Thank you for your patience and forbearance. Here’s where the original posting started:
Original posting starts here:
STURP’s Raymond N.Rogers very last peer-reviewed paper (see title page below) was published in 2005, sadly the same year that he finally succumbed to a long illness. It was the subject of a news item by the BBC. Some, myself included, say it should never have been published. Unsentimental, certainly, but science has to be ruthlessly unsentimental, or it would quickly cease to be science.
The same standards should apply to any paper submitted for publication, regardless of what the journal’s referees and editors might know about the paper’s authors, which in the case of Thermochimica Acta would have been a great deal (since according to his wiki entry Rogers was both a founder and long-term editor of the journal). There are two chief reasons for feeling that the now widely cited paper should have been rejected. The first, covered in this posting, was the behind-the-scenes involvement of one Dr. Stanley T.Kosiewicz in the crucial matter of Rogers’ chemical clock for dating old linen – one that relies on loss of vanillin from lignin (the latter a relatively minor component of linen threads). First, let’s see what Ray Rogers had to say concerning Stanley Kosiewicz.

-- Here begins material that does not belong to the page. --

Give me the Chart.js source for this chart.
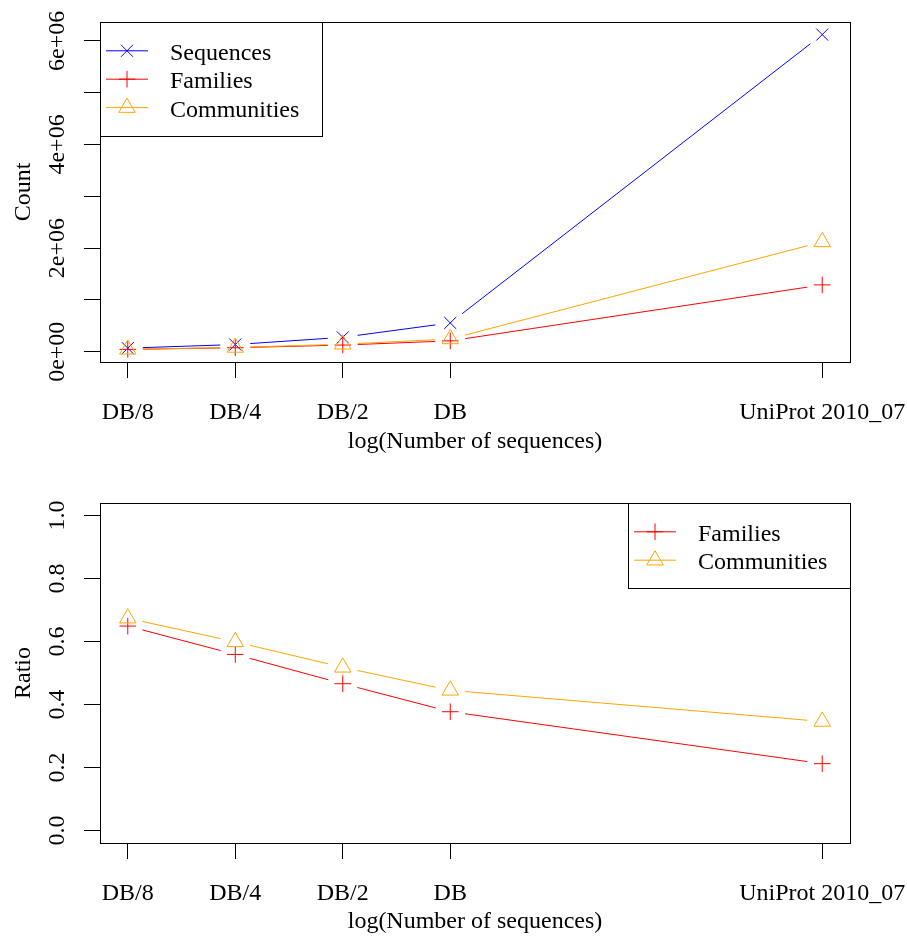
<!DOCTYPE html>
<html>
<head>
<meta charset="utf-8">
<script src="https://cdn.jsdelivr.net/npm/chart.js@4.4.0/dist/chart.umd.min.js"></script>
<style>
  html, body { margin: 0; padding: 0; background: #fff; }
  canvas { display: block; }
</style>
</head>
<body>
<canvas id="countChart" width="907" height="469"></canvas>
<canvas id="ratioChart" width="907" height="469"></canvas>
<script>
// Database sizes on the x axis (number of sequences, log scale)
const sizeLabels      = ['DB/8', 'DB/4', 'DB/2', 'DB', 'UniProt 2010_07'];
const sequenceCounts  = [69500, 139000, 278000, 556000, 6120000];

// Absolute counts per database size
const familyCounts    = [45000, 77500, 129000, 210000, 1290000];
const communityCounts = [46800, 83000, 144000, 247000, 2120000];

// Count / sequences ratios
const familyRatio     = [0.649, 0.559, 0.466, 0.377, 0.212];
const communityRatio  = [0.674, 0.599, 0.518, 0.445, 0.346];

// Axis ticks
const countTicks      = [0, 1e6, 2e6, 3e6, 4e6, 5e6, 6e6];
const countTickLabels = ['0e+00', '', '2e+06', '', '4e+06', '', '6e+06'];
const ratioTicks      = [0, 0.2, 0.4, 0.6, 0.8, 1.0];
const ratioTickLabels = ['0.0', '0.2', '0.4', '0.6', '0.8', '1.0'];

const FONT = "'Liberation Serif', 'Times New Roman', serif";
const FONT_SIZE = 24;
Chart.defaults.font.family = FONT;
Chart.defaults.font.size = FONT_SIZE;
Chart.defaults.color = '#000';

const seriesStyle = {
  Sequences:   { color: '#0000ff', pointStyle: 'crossRot', radius: 8.5 },
  Families:    { color: '#ff0000', pointStyle: 'cross',    radius: 8.3 },
  Communities: { color: '#ffa500', pointStyle: 'triangle', radius: 9.5 }
};

function series(name, values, order) {
  const st = seriesStyle[name];
  return {
    label: name,
    data: sequenceCounts.map((x, i) => ({ x: x, y: values[i] })),
    borderColor: st.color,
    backgroundColor: 'rgba(0,0,0,0)',
    pointBackgroundColor: 'rgba(0,0,0,0)',
    pointBorderColor: st.color,
    pointStyle: st.pointStyle,
    pointRadius: st.radius,
    pointHoverRadius: st.radius,
    pointBorderWidth: 1,
    borderWidth: 1,
    order: order
  };
}

// extend a range by 4% on each side
function padRange(lo, hi) {
  const d = (hi - lo) * 0.04;
  return [lo - d, hi + d];
}

// measure widest tick label so rotated y labels sit centred near the axis
const measureCtx = document.createElement('canvas').getContext('2d');
measureCtx.font = FONT_SIZE + 'px ' + FONT;
function widest(labels) {
  return Math.max.apply(null, labels.map(t => measureCtx.measureText(t).width));
}

// connecting segments that stop short of each marker
const GAP = 15;
const gapLines = {
  id: 'gapLines',
  beforeDatasetsDraw(chart) {
    const ctx = chart.ctx, a = chart.chartArea;
    ctx.save();
    ctx.beginPath();
    ctx.rect(a.left, a.top, a.right - a.left, a.bottom - a.top);
    ctx.clip();
    chart.data.datasets.forEach((ds, i) => {
      const pts = chart.getDatasetMeta(i).data;
      ctx.strokeStyle = ds.borderColor;
      ctx.lineWidth = ds.borderWidth;
      for (let k = 0; k < pts.length - 1; k++) {
        const p = pts[k], q = pts[k + 1];
        const dx = q.x - p.x, dy = q.y - p.y, len = Math.hypot(dx, dy);
        if (len <= 2 * GAP) continue;
        const ux = dx / len, uy = dy / len;
        ctx.beginPath();
        ctx.moveTo(p.x + ux * GAP, p.y + uy * GAP);
        ctx.lineTo(q.x - ux * GAP, q.y - uy * GAP);
        ctx.stroke();
      }
    });
    ctx.restore();
  }
};

// plot frame and boxed legend
const boxLegend = {
  id: 'boxLegend',
  afterDraw(chart, args, opts) {
    const ctx = chart.ctx, a = chart.chartArea;
    ctx.save();
    ctx.strokeStyle = '#000';
    ctx.lineWidth = 1;
    ctx.strokeRect(Math.round(a.left) + 0.5, Math.round(a.top) + 0.5,
                   Math.round(a.right - a.left), Math.round(a.bottom - a.top));

    const sets = chart.data.datasets;
    const w = opts.width, rowH = opts.rowHeight;
    const h = rowH * (sets.length + 1);
    const x0 = opts.align === 'right' ? a.right - w : a.left;
    const y0 = a.top;
    ctx.strokeRect(Math.round(x0) + 0.5, Math.round(y0) + 0.5, Math.round(w), Math.round(h));

    ctx.font = FONT_SIZE + 'px ' + FONT;
    ctx.textBaseline = 'alphabetic';
    ctx.textAlign = 'left';
    sets.forEach((ds, k) => {
      const y = y0 + opts.firstRow + k * rowH;
      ctx.strokeStyle = ds.borderColor;
      ctx.lineWidth = 1;
      ctx.beginPath();
      ctx.moveTo(x0 + 6, y);
      ctx.lineTo(x0 + 48, y);
      ctx.stroke();
      ctx.fillStyle = 'rgba(0,0,0,0)';
      Chart.helpers.drawPoint(ctx, {
        pointStyle: ds.pointStyle, radius: ds.pointRadius, rotation: 0, borderWidth: 1
      }, x0 + 27, y);
      ctx.fillStyle = '#000';
      ctx.fillText(ds.label, x0 + 70, y + 9);
    });
    ctx.restore();
  }
};

const [lx0, lx1] = padRange(Math.log10(Math.min(...sequenceCounts)),
                            Math.log10(Math.max(...sequenceCounts)));

function xScale(axisHeight, titlePad) {
  return {
    type: 'logarithmic',
    bounds: 'data',
    min: Math.pow(10, lx0),
    max: Math.pow(10, lx1),
    afterBuildTicks: s => { s.ticks = sequenceCounts.map(v => ({ value: v })); },
    afterFit: s => { s.height = axisHeight; s.paddingLeft = 0; s.paddingRight = 0; },
    ticks: {
      autoSkip: false, minRotation: 0, maxRotation: 0, padding: 20,
      color: '#000', font: { size: FONT_SIZE },
      callback: (v, i) => sizeLabels[i]
    },
    grid: { drawOnChartArea: false, drawTicks: true, tickLength: 16, color: '#000', lineWidth: 1 },
    border: { display: false },
    title: {
      display: true, text: 'log(Number of sequences)', color: '#000',
      font: { size: FONT_SIZE }, padding: { top: 0, bottom: titlePad }
    }
  };
}

function yScale(title, range, ticks, labels) {
  const centre = 58; // x of the rotated tick label centres
  return {
    type: 'linear',
    bounds: 'data',
    min: range[0],
    max: range[1],
    afterBuildTicks: s => { s.ticks = ticks.map(v => ({ value: v })); },
    afterFit: s => { s.width = 100; s.paddingTop = 0; s.paddingBottom = 0; },
    ticks: {
      autoSkip: false, minRotation: 90, maxRotation: 90, crossAlign: 'center',
      padding: 100 - 16 - centre - widest(labels) / 2,
      color: '#000', font: { size: FONT_SIZE },
      callback: v => {
        const i = ticks.findIndex(t => Math.abs(t - v) < 1e-9);
        return i >= 0 ? labels[i] : '';
      }
    },
    grid: { drawOnChartArea: false, drawTicks: true, tickLength: 16, color: '#000', lineWidth: 1 },
    border: { display: false },
    title: {
      display: true, text: title, color: '#000',
      font: { size: FONT_SIZE }, padding: { top: 9, bottom: 0 }
    }
  };
}

const allCounts = sequenceCounts.concat(familyCounts, communityCounts);

new Chart(document.getElementById('countChart'), {
  type: 'scatter',
  data: {
    datasets: [
      series('Sequences', sequenceCounts, 3),
      series('Families', familyCounts, 2),
      series('Communities', communityCounts, 1)
    ]
  },
  options: {
    responsive: false,
    animation: false,
    events: [],
    layout: { padding: { left: 0, right: 57, top: 22, bottom: 0 } },
    plugins: {
      legend: { display: false },
      tooltip: { enabled: false },
      boxLegend: { align: 'left', width: 222, rowHeight: 28.4, firstRow: 28.8 }
    },
    scales: {
      x: xScale(107, 12.6),
      y: yScale('Count', padRange(Math.min(...allCounts), Math.max(...allCounts)),
                countTicks, countTickLabels)
    }
  },
  plugins: [gapLines, boxLegend]
});

new Chart(document.getElementById('ratioChart'), {
  type: 'scatter',
  data: {
    datasets: [
      series('Families', familyRatio, 2),
      series('Communities', communityRatio, 1)
    ]
  },
  options: {
    responsive: false,
    animation: false,
    events: [],
    layout: { padding: { left: 0, right: 57, top: 34, bottom: 0 } },
    plugins: {
      legend: { display: false },
      tooltip: { enabled: false },
      boxLegend: { align: 'right', width: 222, rowHeight: 28.4, firstRow: 28.8 }
    },
    scales: {
      x: xScale(95, 1.6),
      y: yScale('Ratio', padRange(0, 1), ratioTicks, ratioTickLabels)
    }
  },
  plugins: [gapLines, boxLegend]
});
</script>
</body>
</html>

Answer: virtually nothing, just a name and location, with nothing in the references either:
Yet when you read on, it was this same Stanley T.Kosiewicz who did all the groundwork for using degraded lignin as a chemical clock. So who is he, what was his expertise in lignin, and where else might one find his experimental data, given it’s nowhere to be found in Rogers’ paper? So, Dr.Kosiewicz was someone who worked at the same research institute as Mr.Rogers, but there is nothing I can find on the internet (Google Scholar etc) to show that his research speciality was lignin or plant science in general. Indeed, as the above screen grab shows, he is someone who has made his name in the disposal of radioactive wastes.
This is bizarre – totally bizarre. Stanley T.Kosiewicz should have been a co-author on the paper, given the novel methodology was developed by him, and the experimental data should have been displayed, especially that which attempts to use elevated temperature as an accelerated model for ageing effects. Yes. that’s the crucial assumption made – that while the rate of lignin degradation is too slow to be detected experimentally at normal environmental temperatures, you can measure it at high temperatures – 8o, 100 degrees C etc , and calculate via back-extrapolation what it would be at normal temperatures, making “reasonable” assumptions about time-temperature relationships, i.e. kinetic modelling.
Well, I need hardly say that anyone introducing a new clock that does not read out time directly, that needs some kind of embedded software that calculates a figure, needs to be scrutinized very closely before being accepted as valid. But that data were not provided in the Rogers’ paper, and do not even appear to be published elsewhere in the literature. And STK was NOT a “lignin man” either.
Conclusion: on this basis alone – the failure to present the data for the model employed – the paper should have been rejected outright.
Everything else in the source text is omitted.